Limited evidence of the effectiveness of the “colon strategy” can be seen in the wild success of
An in-depth analysis of a piece of shit: distribution of Schistosoma mansoni and hookwork eggs in human stool
Although in a less accessed PLOS journal, PLOS: Neglected Tropical Diseases, as of August 3, 2013,the article has been accessed over 145,000 times and shared over 10,000 times. Of course, it is an obscure topic and at this date the article had only been cited once. An author can lead a reader to an abstract with a catchy title. But if the article has an obscure topic, they will simply satisfy their curiosity and stop there. Apparently only one of the 145,000 hits was by a reader who could possibly find a way to cite the paper because of an interest in Schistosoma mansoni, hook worms or other aspects of tropical diseases.
So, we did we get “cows in the rain”? I have to admit that having grown up in inner-city American housing projects, I had no idea why Eric chose this title. It certainly aroused my curiosity. Reviewers of the first submission of our manuscript were also puzzled. So Eric, a Dutch guy who grew up on a farm, barefoot when not in wooden shoes, gave the following explanation:
This subtitle captures a familiar image from the Dutch countryside that perhaps needs explanation for some urban readers: When it starts raining, all cows stand in the same direction, their tails pointing from where the rain comes. Enclosed are two typical pictures.
In submitting our revised manuscript in response to a revise and resubmit decision, he enclosed these photos
Sure enough, when a skeptical Robbert Sanderman had tried out the title at a gathering of Dutch health psychologists, at least one of them knew the source of ‘cows in the rain.’ But she had grown up in a small Dutch village surrounded by farms.
For those who try the colon strategy, I suggest avoiding clichés like “Lost in Translation” or “Size Matters” or “Back to the Future.” These phrases dull rather than increase readers’ interest. It is a good idea to avoid clichéd titles and you can always check and see what a Googling of your prospective title yields. Just try that with any of what I labeled as clichés.
We briefly considered “Lost in Translation” as a subtitle for our paper about problems in translating the HADS. But we checked and the many past papers with that in the title had variously that about linguistics, cross-cultural psychology, translational science, and engineering. The title was thus clichéd and might dissuade potential readers from clicking on our abstract because in a quick perusal of the title, they thought it might be about something else.
“Size Matters” was overused as a subtitle to the point of cliché back when many fields were dominated by men.

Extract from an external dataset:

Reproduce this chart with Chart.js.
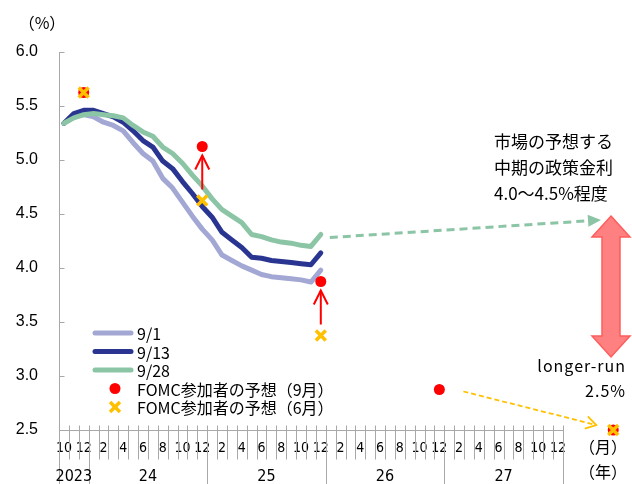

An author has a word or character limit for a title because of the restrictions imposed by journals because of the limits of electronic bibliographic searches. Choosing “Size Matters” would waste 12 characters or two words without either provoking interest or conveying content. And now that there are more women in most fields, the authors risk that they would be put off or simply disagree that size matters Regardless, potential readers would potentially be distracted rather than having their motivation decreased to click on the title to get to the abstract.
The title of this blog post was constructed using the colon strategy.
I would be interested in readers’ response to this strategy with titles. Certainly titles, more than size, matter.